Saturday, September 4, 2010

London in Flames, September 4, 1666

The Great Fire of London was blazing 344 years ago today. King Charles II and his brother James, the Duke of York worked hard to direct fire-fighting efforts, but Tuesday, September 4th was the day of greatest destruction, as St. Paul's Cathedral caught fire and was ruined that day. This was the great medieval, Gothic cathedral built between 1089 and 1314, containing wondrous stained glass and with a tall spire. It had of course fallen into disrepair, having been damaged by Puritan forces during the Civil War.
Its destruction gave Sir Christopher Wren the opportunity to design and build a new Anglican Cathedral influenced by the design of St. Peter's in Rome and Val-de-Grace in Paris, along with 50 other Anglican churches.

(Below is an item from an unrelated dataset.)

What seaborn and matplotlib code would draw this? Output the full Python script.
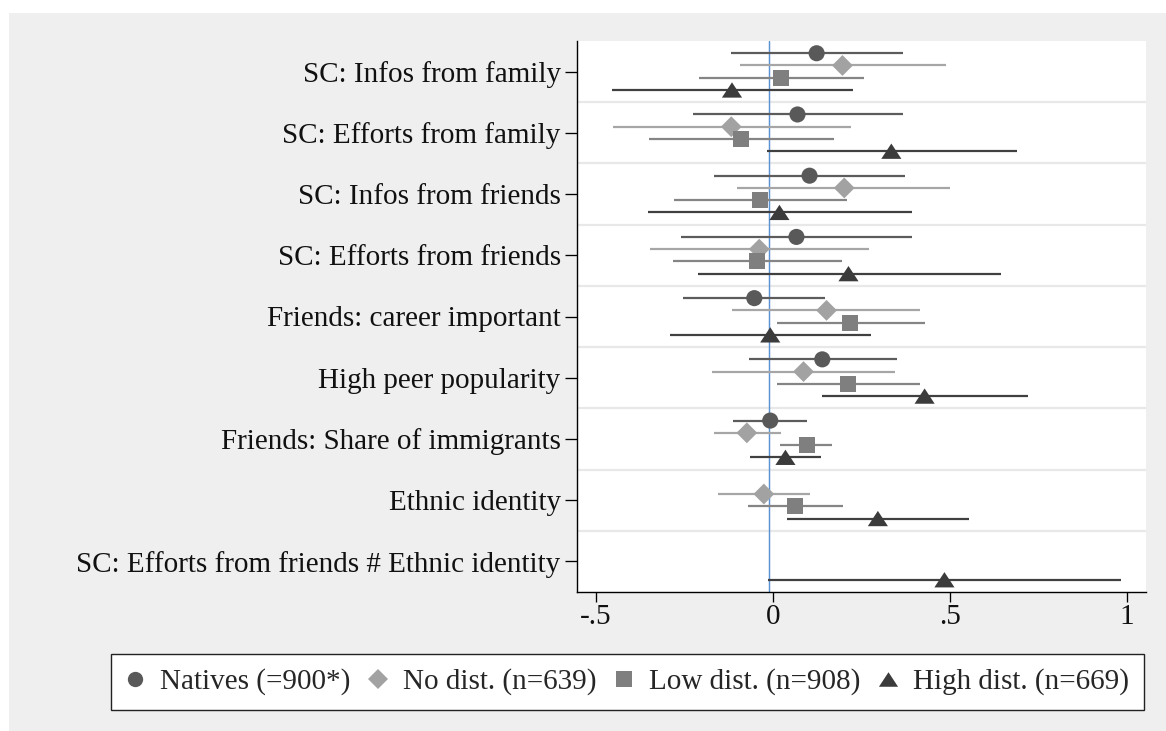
import numpy as np
import pandas as pd
import matplotlib
matplotlib.use("Agg")
import matplotlib.pyplot as plt
from matplotlib.lines import Line2D
from matplotlib.patches import Rectangle
import seaborn as sns

# ---------------- data ----------------
categories = [
    "SC: Infos from family",
    "SC: Efforts from family",
    "SC: Infos from friends",
    "SC: Efforts from friends",
    "Friends: career important",
    "High peer popularity",
    "Friends: Share of immigrants",
    "Ethnic identity",
    "SC: Efforts from friends # Ethnic identity",
]
groups = ["Natives (=900*)", "No dist. (n=639)", "Low dist. (n=908)", "High dist. (n=669)"]
nan = np.nan

natives_coef = [0.124, 0.070, 0.104, 0.067, -0.052, 0.140, -0.007, nan, nan]
natives_lo = [-0.119, -0.226, -0.166, -0.259, -0.252, -0.068, -0.111, nan, nan]
natives_hi = [0.368, 0.369, 0.374, 0.394, 0.149, 0.351, 0.098, nan, nan]

nodist_coef = [0.197, -0.117, 0.202, -0.038, 0.152, 0.087, -0.073, -0.025, nan]
nodist_lo = [-0.093, -0.452, -0.100, -0.346, -0.114, -0.171, -0.167, -0.154, nan]
nodist_hi = [0.488, 0.221, 0.501, 0.271, 0.417, 0.345, 0.023, 0.105, nan]

lowdist_coef = [0.024, -0.089, -0.035, -0.044, 0.219, 0.213, 0.096, 0.064, nan]
lowdist_lo = [-0.207, -0.348, -0.279, -0.282, 0.012, 0.012, 0.022, -0.069, nan]
lowdist_hi = [0.257, 0.172, 0.209, 0.196, 0.429, 0.416, 0.168, 0.199, nan]

highdist_coef = [-0.115, 0.335, 0.019, 0.214, -0.007, 0.429, 0.036, 0.297, 0.485]
highdist_lo = [-0.453, -0.016, -0.352, -0.212, -0.291, 0.139, -0.063, 0.041, -0.013]
highdist_hi = [0.226, 0.690, 0.393, 0.644, 0.278, 0.722, 0.136, 0.554, 0.983]

ref_line = -0.01
x_ticks = [-0.5, 0, 0.5, 1]
x_ticklabels = ["-.5", "0", ".5", "1"]

# ---------------- styling ----------------
coefs = [natives_coef, nodist_coef, lowdist_coef, highdist_coef]
los = [natives_lo, nodist_lo, lowdist_lo, highdist_lo]
his = [natives_hi, nodist_hi, lowdist_hi, highdist_hi]
offsets = [-0.3, -0.1, 0.1, 0.3]
colors = {groups[0]: "#595959", groups[1]: "#a2a2a2", groups[2]: "#7f7f7f", groups[3]: "#3b3b3b"}
line_colors = {groups[0]: "#5c5c5c", groups[1]: "#a6a6a6", groups[2]: "#858585", groups[3]: "#404040"}
tri = [(-1, -0.76), (1, -0.76), (0, 0.76), (-1, -0.76)]
markers = {groups[0]: "o", groups[1]: "D", groups[2]: "s", groups[3]: tri}
msizes = {groups[0]: 11.6, groups[1]: 10.6, groups[2]: 11.6, groups[3]: 14.5}

rows = []
for g, c, lo, hi, off in zip(groups, coefs, los, his, offsets):
    for i, cat in enumerate(categories):
        if not np.isnan(c[i]):
            rows.append({"category": cat, "group": g, "coef": c[i], "lo": lo[i],
                         "hi": hi[i], "y": i + off})
df = pd.DataFrame(rows)

sns.set_theme(style="white")
plt.rcParams["font.family"] = ["Liberation Serif", "DejaVu Serif"]
FS = 21

W, H = 1166, 731
fig = plt.figure(figsize=(W / 100, H / 100), dpi=100, facecolor="white")
fig.patches.append(Rectangle((9 / W, 0), 1 - 9 / W, 1 - 13 / H, transform=fig.transFigure,
                             facecolor="#efefef", edgecolor="none", zorder=-10))
ax = fig.add_axes([577 / W, 1 - 592 / H, (1145.5 - 577) / W, (592 - 41) / H])
ax.set_facecolor("white")

# separators between categories
for i in range(len(categories) - 1):
    ax.axhline(i + 0.5, color="#e8e8e8", lw=1.6, zorder=0.5)

ax.axvline(ref_line, color="#5b92d2", lw=1.05, zorder=1)

for g in groups:
    sub = df[df["group"] == g]
    ax.hlines(sub["y"], sub["lo"], sub["hi"], colors=line_colors[g], lw=1.6, zorder=2,
              capstyle="butt")

sns.scatterplot(data=df, x="coef", y="y", hue="group", style="group", size="group",
                hue_order=groups, style_order=groups, size_order=groups,
                palette=colors, markers=markers,
                sizes={g: msizes[g] ** 2 for g in groups},
                linewidth=0, edgecolor="none", legend=False, ax=ax, zorder=3)

ax.set_xlim(-0.5527, 1.0528)
ax.set_ylim(len(categories) - 0.5, -0.5)
ax.set_yticks(range(len(categories)))
ax.set_yticklabels(categories, fontsize=FS, color="#111111")
ax.set_xticks(x_ticks)
ax.set_xticklabels(x_ticklabels, fontsize=FS, color="#111111")
ax.set_xlabel("")
ax.set_ylabel("")
for s in ["top", "right"]:
    ax.spines[s].set_visible(False)
for s in ["left", "bottom"]:
    ax.spines[s].set_color("black")
    ax.spines[s].set_linewidth(1.0)
ax.tick_params(axis="y", direction="out", length=8.5, width=0.95, color="black", pad=3.2, left=True)
ax.tick_params(axis="x", direction="out", length=7, width=0.95, color="black", pad=1.5, bottom=True)
ax.grid(False)

handles = [Line2D([], [], linestyle="none", marker=markers[g], markersize=msizes[g] * 0.95,
                  markerfacecolor=colors[g], markeredgewidth=0, color=colors[g]) for g in groups]
leg = fig.legend(handles, groups, loc="center", bbox_to_anchor=(627.1 / W, 1 - 682 / H),
                 ncol=4, fontsize=FS, frameon=True, fancybox=False, framealpha=1,
                 edgecolor="#222222", facecolor="white", handlelength=0.7,
                 handletextpad=0.5, columnspacing=0.6, borderpad=0.5)
leg.get_frame().set_linewidth(1.0)

fig.savefig("out.png", dpi=100, facecolor=fig.get_facecolor())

In the aftermath of the fire, someone had to be blamed, and Catholics were held responsible. A French watchmaker did claim responsibility (as an agent of the Pope) but after he was hung at Tyburn, authorities found out he had arrived in London two days after the fire started. Too late!

Charles II commissioned The Monument to the Great Fire of London, which Sir Christopher Wren also designed. In 1668, words were added to the Monument to reflect fear of Catholics and their role in the Great Fire:
Here by permission of heaven, hell broke loose upon his Protestant city . .
. the most dreadful burning of this City; begun and carried on by the treachery
and malice of the Popish faction . . . Popish frenzy which wrought such horrors,
is not yet quenched.
During the reign of James II, those words were removed; with the invasion and coup d'etat of the Glorious Revolution they were restored and remained there until 1830 after Catholic Emancipation.

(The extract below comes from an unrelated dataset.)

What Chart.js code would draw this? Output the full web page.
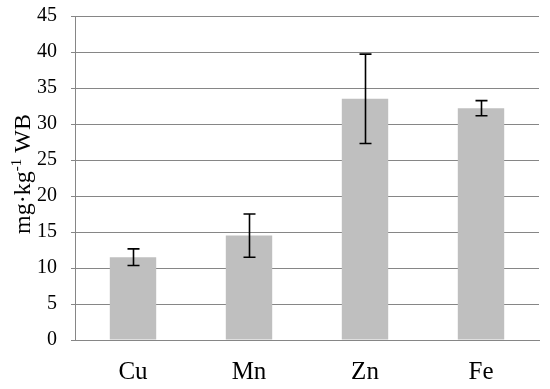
<!DOCTYPE html>
<html>
<head>
<meta charset="utf-8">
<script src="https://cdn.jsdelivr.net/npm/chart.js@4/dist/chart.umd.min.js"></script>
<style>
html,body{margin:0;padding:0;background:#fff;}
#wrap{width:550px;height:389px;position:relative;}
</style>
</head>
<body>
<div id="wrap"><canvas id="c" width="550" height="389"></canvas></div>
<script>
const categories = ["Cu", "Mn", "Zn", "Fe"];
const values = [11.5, 14.5, 33.5, 32.2];
const errors = [1.15, 3.0, 6.2, 1.05];
const yTicks = [0, 5, 10, 15, 20, 25, 30, 35, 40, 45];

const serif = '"Liberation Serif", "Times New Roman", serif';

const errorBarPlugin = {
  id: 'errorBars',
  afterDatasetsDraw(chart) {
    const ctx = chart.ctx;
    const meta = chart.getDatasetMeta(0);
    const y = chart.scales.y;
    ctx.save();
    ctx.strokeStyle = '#000';
    ctx.lineWidth = 1.6;
    meta.data.forEach((bar, i) => {
      const x = Math.round(bar.x) + 0.5;
      const yTop = y.getPixelForValue(values[i] + errors[i]);
      const yBot = y.getPixelForValue(values[i] - errors[i]);
      ctx.beginPath();
      ctx.moveTo(x, yTop); ctx.lineTo(x, yBot);
      ctx.moveTo(x - 6, yTop); ctx.lineTo(x + 6, yTop);
      ctx.moveTo(x - 6, yBot); ctx.lineTo(x + 6, yBot);
      ctx.stroke();
    });
    ctx.restore();
  }
};

const yTitlePlugin = {
  id: 'yTitle',
  afterDraw(chart) {
    const ctx = chart.ctx;
    ctx.save();
    ctx.translate(30, 174);
    ctx.rotate(-Math.PI / 2);
    ctx.fillStyle = '#000';
    ctx.textBaseline = 'alphabetic';
    ctx.textAlign = 'left';
    const big = '24px ' + serif;
    const small = '15px ' + serif;
    const p1 = 'mg\u00B7kg', p2 = '-1', p3 = ' WB';
    ctx.font = big; const w1 = ctx.measureText(p1).width; const w3 = ctx.measureText(p3).width;
    ctx.font = small; const w2 = ctx.measureText(p2).width;
    let x = -(w1 + w2 + w3) / 2;
    ctx.font = big; ctx.fillText(p1, x, 0); x += w1;
    ctx.font = small; ctx.fillText(p2, x, -9); x += w2;
    ctx.font = big; ctx.fillText(p3, x, 0);
    ctx.restore();
  }
};

new Chart(document.getElementById('c'), {
  type: 'bar',
  data: {
    labels: categories,
    datasets: [{
      data: values,
      backgroundColor: '#bfbfbf',
      borderWidth: 0,
      categoryPercentage: 1.0,
      barPercentage: 0.4
    }]
  },
  options: {
    responsive: false,
    animation: false,
    devicePixelRatio: 1,
    layout: { padding: { top: 16, right: 11, left: 0, bottom: 0 } },
    plugins: { legend: { display: false }, tooltip: { enabled: false } },
    scales: {
      x: {
        grid: { display: false },
        border: { display: true, color: '#868686', width: 1 },
        ticks: { color: '#000', font: { family: serif, size: 25 }, padding: 9 },
        afterFit(s) { s.height = 49; s.paddingLeft = 0; s.paddingRight = 0; }
      },
      y: {
        min: 0, max: 45,
        afterBuildTicks(s) { s.ticks = yTicks.map(v => ({ value: v })); },
        grid: { color: '#868686', lineWidth: 1, tickLength: 4, drawTicks: true },
        border: { display: true, color: '#868686', width: 1 },
        ticks: { color: '#000', font: { family: serif, size: 20 }, padding: 14 },
        afterFit(s) { s.width = 75; s.paddingTop = 0; s.paddingBottom = 0; }
      }
    }
  },
  plugins: [errorBarPlugin, yTitlePlugin]
});
</script>
</body>
</html>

  1. I remember reading somewhere that the Duke of York actually manned one of the bucket brigades during the Fire.

  2. You're correct, tubbs, the Duke of York was in the thick of things!

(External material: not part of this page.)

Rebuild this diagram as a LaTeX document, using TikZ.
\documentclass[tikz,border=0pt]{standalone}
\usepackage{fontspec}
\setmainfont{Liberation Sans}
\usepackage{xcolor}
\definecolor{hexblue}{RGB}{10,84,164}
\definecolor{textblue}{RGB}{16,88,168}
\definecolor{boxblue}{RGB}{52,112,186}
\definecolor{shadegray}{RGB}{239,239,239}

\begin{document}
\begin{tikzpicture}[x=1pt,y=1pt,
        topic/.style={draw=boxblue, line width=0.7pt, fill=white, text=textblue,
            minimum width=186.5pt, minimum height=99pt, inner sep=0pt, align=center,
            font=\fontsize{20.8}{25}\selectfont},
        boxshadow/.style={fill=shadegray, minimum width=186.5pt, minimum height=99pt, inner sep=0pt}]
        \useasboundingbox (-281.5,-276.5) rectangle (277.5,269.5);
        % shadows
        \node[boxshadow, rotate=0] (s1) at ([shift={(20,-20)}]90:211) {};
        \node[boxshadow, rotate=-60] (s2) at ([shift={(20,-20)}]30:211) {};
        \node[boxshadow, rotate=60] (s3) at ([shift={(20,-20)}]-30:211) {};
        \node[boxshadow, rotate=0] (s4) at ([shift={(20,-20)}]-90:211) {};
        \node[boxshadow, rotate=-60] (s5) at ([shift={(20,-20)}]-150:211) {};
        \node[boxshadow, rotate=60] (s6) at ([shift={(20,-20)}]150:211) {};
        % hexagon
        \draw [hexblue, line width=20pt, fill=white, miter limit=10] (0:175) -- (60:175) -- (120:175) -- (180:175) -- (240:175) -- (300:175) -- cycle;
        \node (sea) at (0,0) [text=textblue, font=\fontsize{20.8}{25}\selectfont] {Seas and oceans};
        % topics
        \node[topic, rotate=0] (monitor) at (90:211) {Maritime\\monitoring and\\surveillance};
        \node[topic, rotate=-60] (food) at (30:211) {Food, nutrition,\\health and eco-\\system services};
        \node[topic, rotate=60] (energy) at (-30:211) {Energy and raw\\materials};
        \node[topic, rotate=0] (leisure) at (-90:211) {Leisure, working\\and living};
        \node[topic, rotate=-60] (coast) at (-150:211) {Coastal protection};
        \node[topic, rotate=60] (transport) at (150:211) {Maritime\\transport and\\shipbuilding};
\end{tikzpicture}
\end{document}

  3. Keep up the great work, Stephanie. These little anniversary vignettes are compulsively readable. And good news for me: my new assignment at work will take me to London several times a year!

  4. One more thing. If I'm not mistaken, the only still-surviving pub/tavern that pre-dates the Fire is the Lamb and Flag in Covent Garden, where my wife and I had lunch during my last trip to London five years ago.

  5. Thank you, Rich! And congratulations on the new assignment--tough duty, but somebody's got to do it.